Habitats
Possession Sound Poetry Series: Volume 3
Habitats, Katharine Whitcomb’s robust new collection, is her best yet—a field guide to the pleasures and perils of adulthood, a reckoning with what is and what will never be. Moving through disappointment and joy, divorce and remarriage, the death of parents and a stare down with her own allotted time on Earth, Whitcomb seeks out or stumbles into rooms of reflection, landscapes that enlarge us, gardens and clearings where “lean and stubborn devotions” take root.
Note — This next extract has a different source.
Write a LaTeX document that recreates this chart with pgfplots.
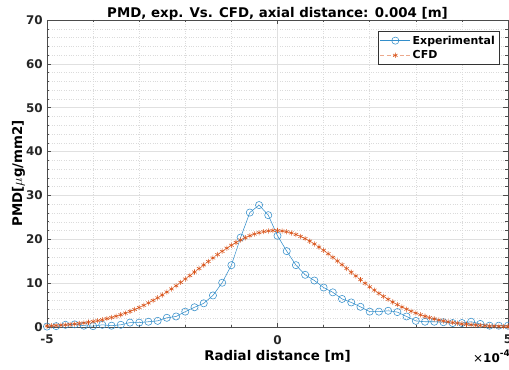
\documentclass[border=0pt]{standalone}
\usepackage{fontspec}
\setmainfont{DejaVu Sans}
\usepackage{pgfplots}
\usepackage{pgfplotstable}
\pgfplotsset{compat=1.18}
\definecolor{mblue}{RGB}{0,114,189}
\definecolor{morange}{RGB}{217,83,25}

\pgfplotstableread{
x y
-5.0 0.1
-4.8 0.2
-4.6 0.5
-4.4 0.6
-4.2 0.3
-4.0 0.2
-3.8 0.5
-3.6 0.3
-3.4 0.5
-3.2 1.0
-3.0 1.0
-2.8 1.2
-2.6 1.4
-2.4 2.1
-2.2 2.4
-2.0 3.5
-1.8 4.5
-1.6 5.4
-1.4 7.2
-1.2 10.1
-1.0 14.1
-0.8 20.4
-0.6 26.1
-0.4 27.8
-0.2 25.5
0.0 20.8
0.2 17.3
0.4 14.1
0.6 11.9
0.8 10.6
1.0 9.0
1.2 7.9
1.4 6.4
1.6 5.6
1.8 4.6
2.0 3.5
2.2 3.5
2.4 3.7
2.6 3.4
2.8 2.4
3.0 1.4
3.2 1.2
3.4 1.2
3.6 1.1
3.8 0.9
4.0 0.9
4.2 1.2
4.4 0.7
4.6 0.3
4.8 0.3
5.0 0.3
}\expdata

\pgfplotstableread{
x y
-5.0 0.24
-4.9 0.29
-4.8 0.35
-4.7 0.42
-4.6 0.49
-4.5 0.58
-4.4 0.68
-4.3 0.80
-4.2 0.93
-4.1 1.08
-4.0 1.25
-3.9 1.45
-3.8 1.66
-3.7 1.91
-3.6 2.17
-3.5 2.47
-3.4 2.80
-3.3 3.16
-3.2 3.56
-3.1 3.99
-3.0 4.45
-2.9 4.95
-2.8 5.49
-2.7 6.06
-2.6 6.66
-2.5 7.31
-2.4 7.98
-2.3 8.68
-2.2 9.41
-2.1 10.17
-2.0 10.94
-1.9 11.73
-1.8 12.54
-1.7 13.34
-1.6 14.15
-1.5 14.95
-1.4 15.74
-1.3 16.51
-1.2 17.25
-1.1 17.97
-1.0 18.64
-0.9 19.27
-0.8 19.84
-0.7 20.36
-0.6 20.81
-0.5 21.20
-0.4 21.51
-0.3 21.75
-0.2 21.91
-0.1 21.99
0.0 21.99
0.1 21.90
0.2 21.72
0.3 21.45
0.4 21.09
0.5 20.66
0.6 20.15
0.7 19.57
0.8 18.93
0.9 18.23
1.0 17.49
1.1 16.71
1.2 15.89
1.3 15.05
1.4 14.20
1.5 13.34
1.6 12.48
1.7 11.63
1.8 10.79
1.9 9.97
2.0 9.17
2.1 8.41
2.2 7.67
2.3 6.97
2.4 6.31
2.5 5.68
2.6 5.10
2.7 4.56
2.8 4.06
2.9 3.59
3.0 3.17
3.1 2.79
3.2 2.44
3.3 2.13
3.4 1.85
3.5 1.60
3.6 1.38
3.7 1.18
3.8 1.01
3.9 0.86
4.0 0.72
4.1 0.61
4.2 0.51
4.3 0.43
4.4 0.36
4.5 0.30
4.6 0.24
4.7 0.20
4.8 0.17
4.9 0.13
5.0 0.11
}\cfddata

\begin{document}
\begin{tikzpicture}
\path[use as bounding box] (-47bp,-43bp) rectangle (462bp,327bp);
\begin{axis}[
  scale only axis, width=461bp, height=307bp,
  xmin=-5, xmax=5, ymin=0, ymax=70,
  xtick={-5,0,5}, minor xtick={-4,-3,-2,-1,1,2,3,4},
  ytick={0,10,...,70}, minor ytick={2,4,6,8,12,14,16,18,22,24,26,28,32,34,36,38,42,44,46,48,52,54,56,58,62,64,66,68},
  grid=both,
  major grid style={draw=black!12, line width=0.5pt},
  minor grid style={draw=black!14, line width=0.4pt, dash pattern=on 0.8bp off 1.6bp},
  axis line style={draw=black!70, line width=0.5pt},
  every tick/.style={draw=black!70, line width=0.5pt},
  tick align=inside,
  major tick length=4.5bp, minor tick length=2.5bp,
  /pgf/number format/assume math mode=true,
  tick label style={font=\bfseries\fontsize{12}{14}\selectfont, text=black!85},
  yticklabel style={inner sep=0pt, anchor=east, xshift=-4bp},
  xticklabel style={inner sep=0pt, anchor=north, yshift=-8bp},
  title={PMD, exp. Vs. CFD, axial distance: 0.004 [m]},
  title style={font=\bfseries\fontsize{13.4}{15}\selectfont, at={(axis description cs:0.5,1)}, anchor=base, yshift=-3.5bp, inner sep=0pt},
  xlabel={Radial distance [m]},
  xlabel style={font=\bfseries\fontsize{13.4}{15}\selectfont, at={(axis description cs:0.5,0)}, anchor=base, yshift=-33bp, inner sep=0pt},
  ylabel={PMD[$\mu$g/mm2]},
  ylabel style={font=\bfseries\fontsize{13.4}{15}\selectfont, at={(axis description cs:-0.0542,0.5)}, anchor=base, inner sep=0pt},
  legend style={at={(axis description cs:0.9805,0.9642)}, anchor=north east, font=\bfseries\fontsize{11}{13}\selectfont, draw=black!80, line width=0.5pt, fill=white, inner xsep=2bp, inner ysep=2.5bp, row sep=1bp},
  legend cell align=left,
  legend image code/.code={\draw[mark repeat=2,mark phase=2] plot coordinates {(0bp,0bp)(15bp,0bp)(30bp,0bp)};},
]
\addplot[color=mblue!80, line width=0.55pt, mark=o, mark size=3.6bp, mark options={solid, fill=none}] table[x=x,y=y]{\expdata};
\addlegendentry{Experimental}
\addplot[color=morange!50, dash pattern=on 4bp off 2.5bp, line width=0.8pt, mark=asterisk, mark size=2.6bp, mark options={solid, draw=morange, line width=0.55pt}] table[x=x,y=y]{\cfddata};
\addlegendentry{CFD}
\end{axis}
\node[anchor=base east, inner sep=0pt, font=\fontsize{12}{14}\selectfont] at (463bp,-35bp) {×\textbf{10}\raisebox{6bp}{\bfseries\fontsize{9}{10}\selectfont -4}};
\end{tikzpicture}
\end{document}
These lush and rugged poems are alive to the “tug of memory / awake in everything,” those habitats of geography and mind that clarify and define what is most important—belonging to ourselves. “Not young or uncomplicated or down-to-earth,” Whitcomb is both realist and dreamer, uncovering the “mercy in each minute of the sense’s deft erasure.” Niche by niche, line by line, she “persists in loving the world,” finding wherever she looks a certain hard-won grace, not wanting to be “anyone or anywhere else.” Habitats is many worlds at once—a marvelous journey into the powers of ordinary witness and a testament of the courage to change.
Praise for Habitats
Through these lyrically precise, formally adept poems, Katharine Whitcomb journeys and earns a singular vision, where a cypher becomes a threshold to discovery, and any truly lived moment uncovers an unforgettable world.
Arthur Sze
In Habitats, Katharine Whitcomb gives voice to a human consciousness that feels the world with profound intensity, and then transforms that feeling into rigorous, heightened language. . . . A moving, memorable, important book from a poet at the height of her powers.
Mark Wunderlich
Habitats is a brave and perceptive book, walking the reader through the personal that is also collective. . . . A book of rooms—poems—as big as all life.